Arthur woke up this morning at 6:15. He usually wakes up about ninety minutes later. I think this is a part of the latest teeth installation, as he's been sleeping for about two and a half hours during his naps. Today he was kind of "bonky," which is what I call the tendency to bonk into things like sinks, tables, chairs, the walls, the floor, or windows.

Speaking of bonking into windows, the other day at the mall, he walked right into a very clean plate glass window. Luckily, he wasn't going too quickly. Mark and I were bad parents and had to hide our faces behind our hands.

Arthur has a new script in his Master Thespian Schtick. He'll place his fists over his eyes; if he's really into it, he'll tilt his head a little and yawn. When you ask him "Are you sleepy?" several times, he'll whip his hands away from his face and bug his eyes out to look very awake. Then he'll smile and laugh.

Arthur has pretty much gotten over Halloween -- now he waits for Mark to come home from work and ring the doorbell. But he really wants the beeswax candle on the mantle to be lit. Almost as much as he wants to eat a bannana. A typical conversation goes something like this.

Arthur (just finishing a banana): "'Nana."
John: "You just had a banana."
Arthur: "'Nana!"
John: "You only get two bananas a day."
Arthur: "'Naanna!"
John: "Bananas tomorrow."
Arthur: "Dandol."
John: "Arthur."
Arthur: "Dandol."
John (realizing Arthur didn't say "Dad-o"): "Oh. Candles at five o'clock."
Arthur: "Cock." (Points at mantle clock)
John: "Yes. That's the clock."
Arthur: "Dandol."
John: "Candles at five."
Arthur: "'Nana."
John: "Bananas tomorrow."

Arthur's latest new words are, car, tea, out, up, down, off, on, and bop.

Actually, bop has been around for a few weeks, and we're trying to teach him the word gentle. Arthur's favorite things to bop are the windows and the walls. And our new floor lamp. Usually with the heavest toy he can find. He's already put some long scores into the front door.




Let's see. After about five weeks, the bookshelves have been primed, painted and forced into position in our bedroom. There's scuff marks on the ceiling and my left index finger is still sore after five days from where I wholloped it with a hammer. Ninety-five percent of my books are in place. And I had to say to Mark, "Honey, you were as right as right can be; I have more books than I thought." So, there's an auxillary bookshelf in the opposite corner of our bedroom.

After I managed to fill the final portion of my five, eight-foot-long shelves with books, I got a sense of peace. The south wall of our bedroom is floor to ceiling books (except for the one two foot section that will become a desk). It reminds me of the old study in my parents house -- it had a bookshelf that was a eight foot wide, thirteen foot tall expanse of books (in fact, the planks in our house now are from that old shelf). I feel comforted knowing that I'm sleeping just three feet away from my large, consolidated library.
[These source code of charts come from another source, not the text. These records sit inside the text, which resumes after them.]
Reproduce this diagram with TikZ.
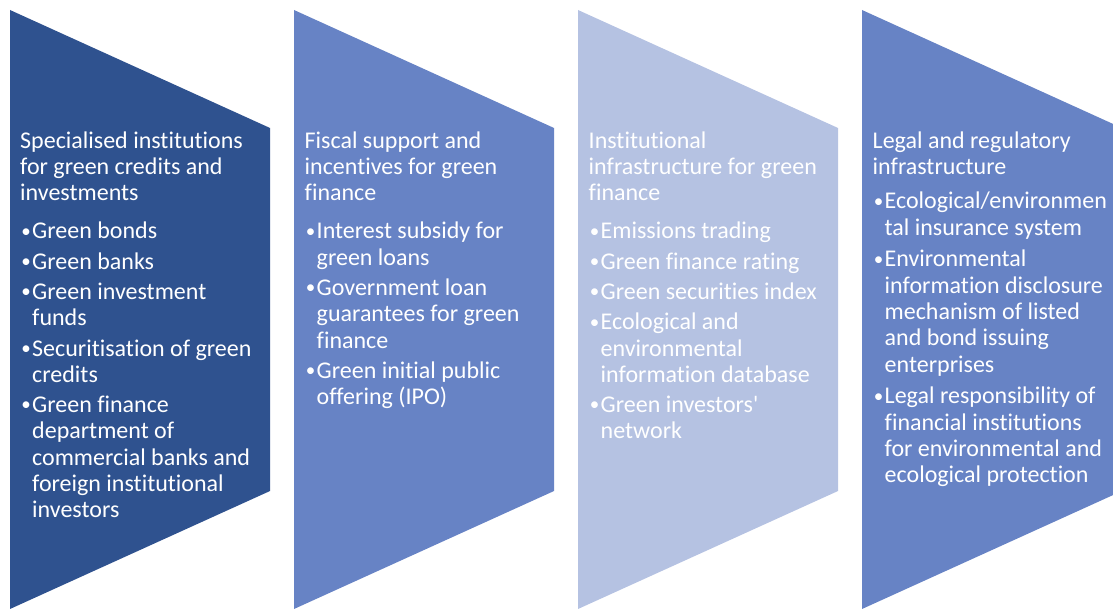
\documentclass[tikz,border=0pt]{standalone}
\usepackage{fontspec}
\setmainfont{Carlito}[Ligatures=NoCommon]
\definecolor{dkblue}{RGB}{47,82,143}
\definecolor{mdblue}{RGB}{103,131,197}
\definecolor{ltblue}{RGB}{181,194,226}
\newcommand{\myb}{\makebox[12pt][c]{\raisebox{1.7pt}{\fontsize{19pt}{19pt}\selectfont •}}}
\newcommand{\myi}{\hspace*{12pt}}
\newcommand{\myfirst}{\rule{0pt}{18pt}}
\begin{document}
\begin{tikzpicture}[x=1pt,y=-1pt,
  txt/.style={anchor=north west, inner sep=0pt, align=left, text=white,
    font=\fontsize{24pt}{26.3pt}\selectfont}]
\useasboundingbox (0,0) rectangle (1113,609);
\clip (0,0) rectangle (1113,609);
% chevron panels
\fill[dkblue] (10,10) -- (270,128) -- (270,491) -- (10,609) -- cycle;
\fill[mdblue] (294,10) -- (554,128) -- (554,491) -- (294,609) -- cycle;
\fill[ltblue] (578,10) -- (838,128) -- (838,491) -- (578,609) -- cycle;
\fill[mdblue] (862,10) -- (1122,128) -- (1122,491) -- (862,609) -- cycle;
% texts
\node[txt] (t1) at (20,130) {\myfirst Specialised institutions\\
 for green credits and\\
 investments\\[11.7pt]
 \myb Green bonds\\[4pt]
 \myb Green banks\\[4pt]
 \myb Green investment\\
 \myi funds\\[4pt]
 \myb Securitisation of green\\
 \myi credits\\[4pt]
 \myb Green finance\\
 \myi department of\\
 \myi commercial banks and\\
 \myi foreign institutional\\
 \myi investors};
\node[txt] (t2) at (304.5,130) {\myfirst Fiscal support and\\
 incentives for green\\
 finance\\[11.7pt]
 \myb Interest subsidy for\\
 \myi green loans\\[4pt]
 \myb Government loan\\
 \myi guarantees for green\\
 \myi finance\\[4pt]
 \myb Green initial public\\
 \myi offering (IPO)};
\node[txt] (t3) at (588.5,130) {\myfirst Institutional\\
 infrastructure for green\\
 finance\\[11.7pt]
 \myb Emissions trading\\[4pt]
 \myb Green finance rating\\[4pt]
 \myb Green securities index\\[4pt]
 \myb Ecological and\\
 \myi environmental\\
 \myi information database\\[4pt]
 \myb Green investors\textquotesingle\\
 \myi network};
\node[txt] (t4) at (872.5,130) {\myfirst Legal and regulatory\\
 infrastructure\\[8pt]
 \myb Ecological/environmen\\
 \myi tal insurance system\\[5.5pt]
 \myb Environmental\\
 \myi information disclosure\\
 \myi mechanism of listed\\
 \myi and bond issuing\\
 \myi enterprises\\[5.5pt]
 \myb Legal responsibility of\\
 \myi financial institutions\\
 \myi for environmental and\\
 \myi ecological protection};
\end{tikzpicture}
\end{document}
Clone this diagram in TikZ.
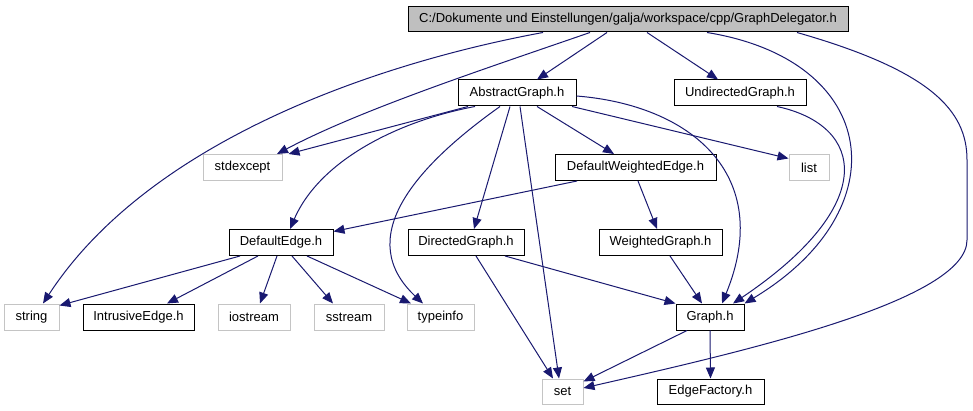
\documentclass[tikz,border=0pt]{standalone}
\usepackage{fontspec}
\setmainfont{Liberation Sans}
\usetikzlibrary{arrows.meta}
\definecolor{edgeblue}{HTML}{191970}
\definecolor{sysgray}{HTML}{C4C4C4}
\definecolor{topgray}{HTML}{BFBFBF}
\begin{document}
\begin{tikzpicture}[x=1pt,y=-1pt,
  box/.style={draw=black,line width=1pt,fill=white,inner sep=0pt,minimum height=26pt,
    font=\fontsize{13}{15}\selectfont},
  sysbox/.style={box,draw=sysgray},
  topbox/.style={box,fill=topgray,minimum height=25pt},
  edge/.style={draw=edgeblue,line width=1pt,-{Triangle[length=11pt,width=9pt]}}]
\useasboundingbox[fill=white] (0,0) rectangle (973,411);
% nodes
\node[topbox,minimum width=440pt] (gd) at (628,19.5) {C:/Dokumente und Einstellungen/galja/workspace/cpp/GraphDelegator.h};
\node[box,minimum width=118pt] (ag) at (517,93) {AbstractGraph.h};
\node[box,minimum width=132pt] (ug) at (740,93) {UndirectedGraph.h};
\node[sysbox,minimum width=79pt] (se) at (242.5,167.5) {stdexcept};
\node[box,minimum width=161pt] (dwe) at (635.5,167.5) {DefaultWeightedEdge.h};
\node[sysbox,minimum width=40pt] (li) at (809,168) {list};
\node[box,minimum width=104pt] (de) at (281,242.5) {DefaultEdge.h};
\node[box,minimum width=116pt] (dg) at (466,242.5) {DirectedGraph.h};
\node[box,minimum width=123pt] (wg) at (660.5,242.5) {WeightedGraph.h};
\node[sysbox,minimum width=55pt] (st) at (31.5,317) {string};
\node[box,minimum width=111pt] (ie) at (138.5,317) {IntrusiveEdge.h};
\node[sysbox,minimum width=72pt] (io) at (254,317) {iostream};
\node[sysbox,minimum width=70pt] (ss) at (349,317) {sstream};
\node[sysbox,minimum width=67pt] (ti) at (440.5,317) {typeinfo};
\node[box,minimum width=68pt] (gr) at (710,317) {Graph.h};
\node[sysbox,minimum width=41pt,minimum height=25pt] (set) at (562.5,391.5) {set};
\node[box,minimum width=107pt,minimum height=25pt] (ef) at (710.5,391.5) {EdgeFactory.h};
\coordinate (bendA) at (967,160);
\coordinate (bendB) at (967,240);
% GraphDelegator edges
\draw[edge] ([xshift=-85pt]gd.south) .. controls +(-163,30) and +(107,-164) .. ([xshift=11.5pt]st.north);
\draw[edge] ([xshift=-38pt]gd.south) .. controls +(-110,38) and +(83,-44) .. ([xshift=34.5pt]se.north);
\draw[edge] ([xshift=-21pt]gd.south) -- ([xshift=20pt]ag.north);
\draw[edge] ([xshift=19pt]gd.south) -- ([xshift=-22pt]ug.north);
\draw[edge] ([xshift=79pt]gd.south) .. controls +(173,28) and +(156,-94) .. (gr.north east);
\draw[edge] ([xshift=169pt]gd.south) .. controls +(133,38) and +(0,-50) .. (bendA) -- (bendB)
  .. controls +(0,60) and +(167,-38) .. ([yshift=3.5pt]set.east);
% AbstractGraph edges
\draw[edge] ([xshift=-49pt]ag.south) -- ([xshift=6pt]se.north east);
\draw[edge] ([xshift=-42pt]ag.south) .. controls +(-75,14) and +(30,-69.5) .. ([xshift=9pt]de.north);
\draw[edge] ([xshift=-17pt]ag.south) .. controls +(-90,64) and +(-68,-64) .. ([xshift=-17.5pt]ti.north);
\draw[edge] ([xshift=-7pt]ag.south) -- ([xshift=8pt]dg.north);
\draw[edge] ([xshift=3pt]ag.south) -- ([xshift=-3.5pt]set.north);
\draw[edge] ([xshift=20pt]ag.south) -- ([xshift=-21.5pt]dwe.north);
\draw[edge] ([xshift=55pt]ag.south) -- ([yshift=-4pt]li.north west);
\draw[edge] ([yshift=-3pt]ag.east) .. controls +(114,9) and +(53,-129) .. ([xshift=12pt]gr.north);
% UndirectedGraph
\draw[edge] ([xshift=37pt]ug.south) .. controls +(88,19) and +(147,-99) .. ([xshift=23pt]gr.north);
% DefaultWeightedEdge
\draw[edge] ([xshift=-58.5pt]dwe.south) -- ([yshift=-2.5pt]de.north east);
\draw[edge] ([xshift=2.5pt]dwe.south) -- ([xshift=-3.5pt]wg.north);
% DefaultEdge
\draw[edge] ([xshift=-41pt]de.south) -- ([yshift=-2pt]st.north east);
\draw[edge] ([xshift=-23pt]de.south) -- ([xshift=28.5pt]ie.north);
\draw[edge] ([xshift=-4pt]de.south) -- ([xshift=6pt]io.north);
\draw[edge] ([xshift=11pt]de.south) -- ([xshift=-16pt]ss.north);
\draw[edge] ([xshift=26pt]de.south) -- ([xshift=-29.5pt]ti.north);
% DirectedGraph
\draw[edge] ([xshift=39pt]dg.south) -- (gr.north west);
\draw[edge] ([xshift=10pt]dg.south) -- ([xshift=-9.5pt]set.north);
% WeightedGraph
\draw[edge] ([xshift=9.5pt]wg.south) -- ([xshift=-8pt]gr.north);
% Graph
\draw[edge] ([xshift=-23pt]gr.south) -- ([yshift=-3pt]set.north east);
\draw[edge] (gr.south) -- (ef.north);
\end{tikzpicture}
\end{document}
I think Mark's a little frightened.

Now the question becomes, what to put on the auxillary bookshelf -- Arthuriana, oversized fiction, or all those chatty little tomes by Dion Fortune?

Arthur's picked up some of our house decorating; last week we hung some photos. Arthur saw and now he wants to tape his his flash cards onto the walls. Mark let him.




The other day Mark got a taste of the Mother Grizzly Treatment. He had given Arthur a paint brush to play with. I was talking on the phone at the time, so I was in one of those states where I was speaking to my Dad on the phone and watching events unfold in front of my eyes. Now that I know better, I will simply hang up and call folks back. But since this was the first time, I watched Arthur toddle around with a paint brush in his mouth while Mark walked away to do something else. Half of my brain predicted that Arthur would fall with a paint brush in his mouth while the other half was speaking to my Dad about tiles for a counter. When my prediction came true (apparently), my Dad got an earful.

Arthur fell down. In retrospect, I don't think he had the paint brush in his mouth, but from where I was sitting, it looked like he fell and jammed it into the back of his mouth. What my Dad heard was me saying, "Are you all right?" Arthur crying, and me telling Mark (in no uncertain terms) that giving Arthur a paint brush to play with was NOT a good idea.

Later that night I apollogized to Mark for yelling at him. In an odd way, Mark's OK with it. "Wow," he said, "I won't mess with your kid again," he said the next day.

Arthur is spontaneously identifying "E", "O", and the number "2" when we read to him. Mark is unnerved by this. "I don't wan't to raise an idiot/savant," he said. "I don't want to raise a savant/savant, either." I guess that he's afraid that Arthur will figure out how to drive the car next week.

Mark's worries about raising an idiot/savant don't prevent him from showing friends and co-workers how Arthur can identify an "E" or an "O", and the two of them have a routine.

Mark: (Making a "V" sign with his fingers) "Hey Arthur, how many fingers am I holding up?"
Arthur: "Two."
Mark: "Very good." (Brings his index fingers together.) "What's one plus one?"
Arthur: "Two."
Mark: "That's right! How many ears do you have?"
Arthur: "Two."
Mark: (Holding the "V" sign behind his head) "Wow, that's great; Now how many fingers am I holding up?"
Arthur: "Two."
Mark: "That's incredible; you're psychic."